Les plus grands morceaux de jade que j’aie vus n’avaient que neuf ou dix pouces de longueur, et tous, grands et petits, ont été taillés et figurés. Au reste, nous n’avons aucune connaissance précise sur les matières dont le jade est environné dans le sein de la terre, et nous ignorons quelle peut être la forme qu’il affecte de préférence. Nous ne pouvons donc qu’exhorter les voyageurs éclairés à observer cette pierre dans le lieu de sa formation : ces observations nous fourniraient plus de lumières que l’analyse chimique sur son origine et sa composition.

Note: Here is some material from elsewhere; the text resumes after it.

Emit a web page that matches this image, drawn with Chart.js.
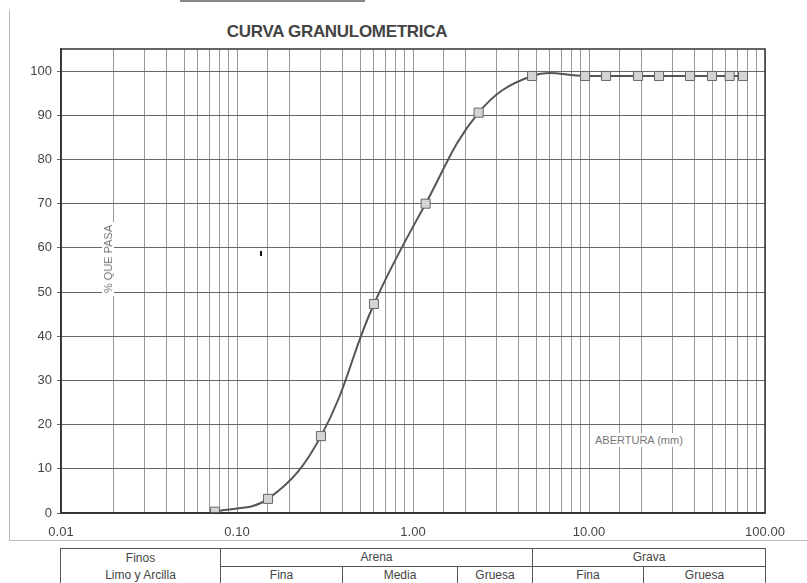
<!DOCTYPE html>
<html>
<head>
<meta charset="utf-8">
<script src="https://cdn.jsdelivr.net/npm/chart.js@4/dist/chart.umd.min.js"></script>
<style>
    body { margin: 0; background: #fff; width: 807px; height: 583px; overflow: hidden; position: relative;
           font-family: 'Liberation Sans Narrow', 'Liberation Sans', Arial, sans-serif; color: #444; }
    #wrap { position: absolute; left: 0; top: 0; width: 807px; height: 541px; }
    #title { position: absolute; left: 0; width: 674px; top: 22px; text-align: center;
             font-weight: bold; font-size: 17px; letter-spacing: -0.3px; color: #444; }
    .note { position: absolute; background: #fff; color: #777; font-size: 11px; white-space: nowrap; }
    #yTitle { left: 108px; top: 259px; transform: translate(-50%, -50%) rotate(-90deg); padding: 0 3px; }
    #xTitle { left: 593px; top: 433px; padding: 1px 2px; }
    #frameV { position: absolute; left: 9px; top: 10px; width: 1px; height: 531px; background: #bbb; }
    #frameH { position: absolute; left: 9px; top: 540px; width: 798px; height: 1px; background: #bbb; }
    #scan { position: absolute; left: 180px; top: 0; width: 185px; height: 2px; background: #888; }
    #dot { position: absolute; left: 260px; top: 251px; width: 2px; height: 5px; background: #111; }
    table { position: absolute; left: 60px; top: 548px; width: 705px; border-collapse: collapse; table-layout: fixed; }
    td { border: 1px solid #555; text-align: center; font-size: 12px; padding: 0; height: 17px; line-height: 15px; }
</style>
</head>
<body>
<div id="scan"></div>
<div id="frameV"></div>
<div id="frameH"></div>
<div id="title">CURVA GRANULOMETRICA</div>
<div id="wrap"><canvas id="grafico" width="807" height="541"></canvas></div>
<div class="note" id="yTitle">% QUE PASA</div>
<div class="note" id="xTitle">ABERTURA (mm)</div>
<div id="dot"></div>
<table>
    <colgroup>
        <col style="width:160px"><col style="width:122px"><col style="width:115px"><col style="width:75px">
        <col style="width:111px"><col style="width:122px">
    </colgroup>
    <tr><td rowspan="2" style="line-height:17px">Finos<br>Limo y Arcilla</td><td colspan="3">Arena</td><td colspan="2">Grava</td></tr>
    <tr><td>Fina</td><td>Media</td><td>Gruesa</td><td>Fina</td><td>Gruesa</td></tr>
</table>
<script>
// Abertura de tamices (mm) y porcentaje que pasa
const aberturas = [0.075, 0.15, 0.30, 0.60, 1.18, 2.36, 4.75, 9.5, 12.5, 19.0, 25.0, 37.5, 50.0, 63.0, 75.0];
const pasa = [0.3, 3.2, 17.4, 47.3, 70.0, 90.6, 98.9, 98.9, 98.9, 98.9, 98.9, 98.9, 98.9, 98.9, 98.9];
const yTicks = [0, 10, 20, 30, 40, 50, 60, 70, 80, 90, 100];

const FONT = "'Liberation Sans Narrow', 'Liberation Sans', Arial, sans-serif";

const puntos = aberturas.map((x, i) => ({ x: x, y: pasa[i] }));

// marco completo del area de trazado
const marco = {
    id: 'marco',
    afterDraw(c) {
        const a = c.chartArea;
        const ctx = c.ctx;
        ctx.save();
        ctx.strokeStyle = '#333';
        ctx.lineWidth = 1.5;
        ctx.strokeRect(a.left, a.top, a.right - a.left, a.bottom - a.top);
        ctx.restore();
    }
};

function esDecada(v) {
    const l = Math.log10(v);
    return Math.abs(l - Math.round(l)) < 1e-6;
}

new Chart(document.getElementById('grafico'), {
    type: 'line',
    data: {
        datasets: [{
            data: puntos,
            borderColor: '#555',
            borderWidth: 2,
            tension: 0.4,
            pointStyle: 'rect',
            pointRadius: 6.4,
            pointBackgroundColor: '#d4d4d4',
            pointBorderColor: '#666',
            pointBorderWidth: 1
        }]
    },
    options: {
        responsive: false,
        animation: false,
        layout: { padding: { top: 49, right: 42, left: 0, bottom: 0 } },
        plugins: { legend: { display: false }, tooltip: { enabled: false } },
        scales: {
            x: {
                type: 'logarithmic',
                min: 0.01,
                max: 100,
                afterFit: s => { s.height = 28; },
                grid: { color: '#999', lineWidth: 1, drawTicks: false },
                border: { color: '#333', width: 1.5 },
                ticks: {
                    autoSkip: false,
                    maxRotation: 0,
                    padding: 12,
                    color: '#444',
                    font: { family: FONT, size: 13 },
                    callback: v => esDecada(v) ? Number(v).toFixed(2) : ''
                }
            },
            y: {
                min: 0,
                max: 105,
                afterFit: s => { s.width = 61; },
                afterBuildTicks: s => { s.ticks = yTicks.map(v => ({ value: v })); },
                grid: { color: '#666', lineWidth: 1, tickLength: 4 },
                border: { color: '#333', width: 1.5 },
                ticks: {
                    padding: 5,
                    color: '#444',
                    font: { family: FONT, size: 13 }
                }
            }
        }
    },
    plugins: [marco]
});
</script>
</body>
</html>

En attendant ce supplément à nos connaissances, je crois qu’on peut présumer avec fondement que le jade, tel que nous le connaissons, est autant un produit de l’art que de la nature ; que, quand les sauvages l’ont travaillé, percé et figuré, c’était une matière tendre qui n’a acquis sa grande dureté et sa pleine densité que par l’action du feu auquel ils ont exposé leurs haches et les autres morceaux qu’ils avaient percés ou gravés dans leur état de mollesse ou de moindre dureté ; j’appuie cette présomption sur plusieurs raisons et sur quelques faits : 1o j’ai vu une petite hache de jade olivâtre d’environ quatre pouces de longueur sur deux pouces et demi de largeur, et un pouce d’épaisseur à la base, venant des terres voisines de la rivière des Amazones, et cette hache n’avait pas à beaucoup près la dureté des autres haches de jade ; on pouvait l’entamer au couteau, et dans cet état elle n’aurait pu servir à l’usage auquel sa forme de hache démontrait qu’elle était destinée ; je suis persuadé qu’il ne lui manquait que d’avoir été chauffée, et que par la seule action du feu elle serait devenue aussi dure que les autres morceaux de jade qui ont la même forme. Les expériences de M. d’Arcet confirment cette présomption, puisqu’il a reconnu qu’on augmente encore la dureté du jade en le chauffant ;

2o Le poli gras et savonneux du jade indique que sa substance est imprégnée de molécules talqueuses qui lui donnent cette douceur au toucher, et ceci se confirme par un second rapport entre le jade et les pierres talqueuses, telles que les serpentines et pierres ollaires, qui toutes sont molles dans leurs carrières et qui prennent à l’air, et surtout au feu, un grand degré de dureté ;

3o Comme le jade se fond, suivant M. Demeste, à un feu violent, et que les micas et le talc peuvent s’y fondre de même et sans intermède, je serais porté à croire que cette pierre pourrait n’être composée que de quartz mêlé d’une assez grande quantité de mica ou de

  1. Seyfried raconte qu’on trouve auprès du fleuve des Amazones une terre verdâtre qui est tout à fait molle sous l’eau, mais qui, étant à l’air, acquiert la dureté du diamant. Mémoires de l’Académie de Berlin, année 1747.